A pillar transmits the weight of structures above it to other structures below it through compression. As a result, pillars have played a large role in allowing mankind to build higher structures and taller buildings that do not collapse under their own weight.
Pillars can be circular, rectangular or polygonal. Historically in Egypt and the Middle East, pillars were circular and formed of one or many pieces of stone.
The pillars often included a slight outward curve down the length to make them appear longer and increase their load-bearing capabilities. Modern pillars, often made of metal or concrete, are usually straight.
The material, length, diameter and construction of a pillar dictates its load-bearing capacity, after which a state of instability occurs and it will start to buckle.

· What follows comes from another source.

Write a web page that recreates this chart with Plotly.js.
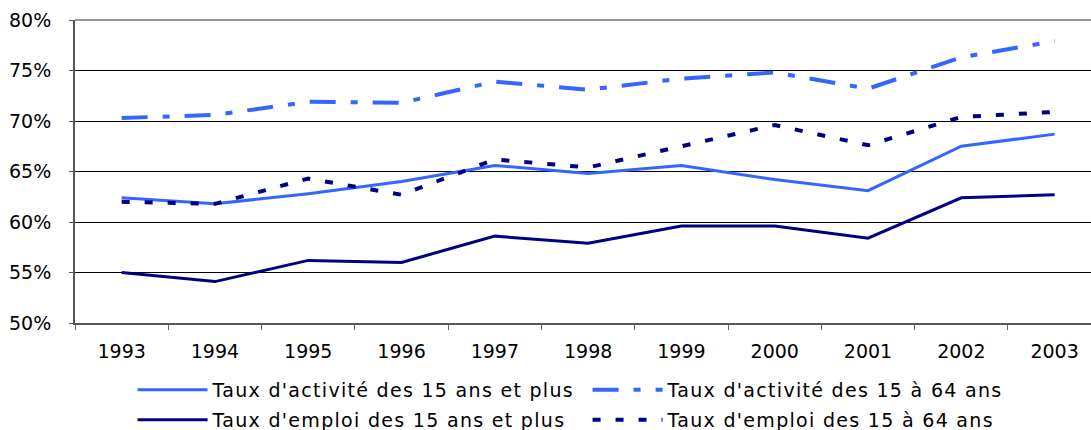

Earthquake and Wind Engineering
Pillars are used for the purposes of wind or earthquake engineering. Pillar construction plays an important role in this arena, and a great deal of research goes into finding earthquake-resistant pillar structures.
Earthquake-resistant pillars are designed to resist lateral forces and repetitively alternating loads during storms or seismic activity. The arrangement of pillars within a structure is also important in determining the level of seismic activity a building can withstand.
Stone pillars were commonly used in classical Greek and Roman architecture for both structural and decorative purposes. The entrances of impressive buildings featured awe-inspiring, lavish columns as signs of power or wealth.
Of the five types, or "orders," of pillars, each had its own style and proportions. Historians and archaeologists now use these unique styles of columns to date ancient Greek and Roman buildings and to learn about the wealth and power of the inhabitants.